Nvidia's stock has fallen 13% over the past month, and a batch of financial commentators are framing the slide less as a warning and more as an opportunity.

According to The Motley Fool, the pullback is more than just a chance to "buy the dip." The outlet argues that Nvidia's shares have historically tended to outperform during exactly these kinds of rough stretches, suggesting the recent weakness may set up future gains.

Not everyone is uniformly upbeat. According to Barchart, sentiment could be turning sour on Nvidia, and the piece walks through where one analyst thinks the stock — referred to by its ticker, NVDA — is headed next.
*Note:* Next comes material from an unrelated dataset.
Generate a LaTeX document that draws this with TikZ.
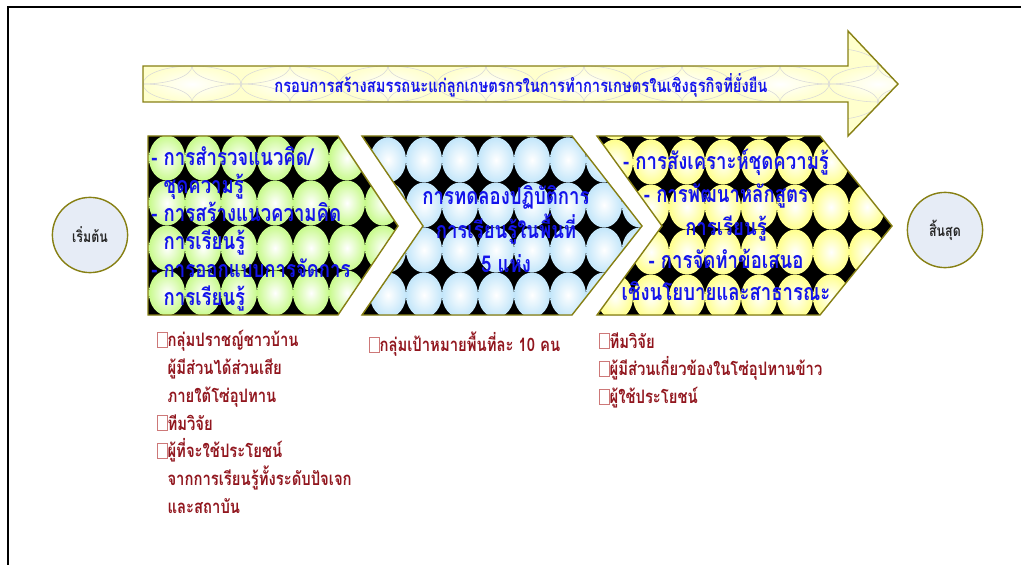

Barchart also notes Nvidia's outsized importance, calling it the world's largest semiconductor company and one of the most closely watched stocks in the market.

Broader forces are in the mix too. According to simplywall.st, Nvidia leads a group of three mega-cap tech picks in the wake of "Trump tariff whiplash," pointing to trade-policy swings as part of the backdrop for recent volatility.

There are also signs of strain in Nvidia's consumer business. According to Wccftech, a comeback for the older RTX 3060 12GB graphics card is being read as evidence of just how weak the PC gaming market currently is.

Why it matters: because Nvidia is among the most valuable and influential companies in the market, how investors read this dip — as a bargain or a turning point — offers a window into confidence in the entire AI and semiconductor trade.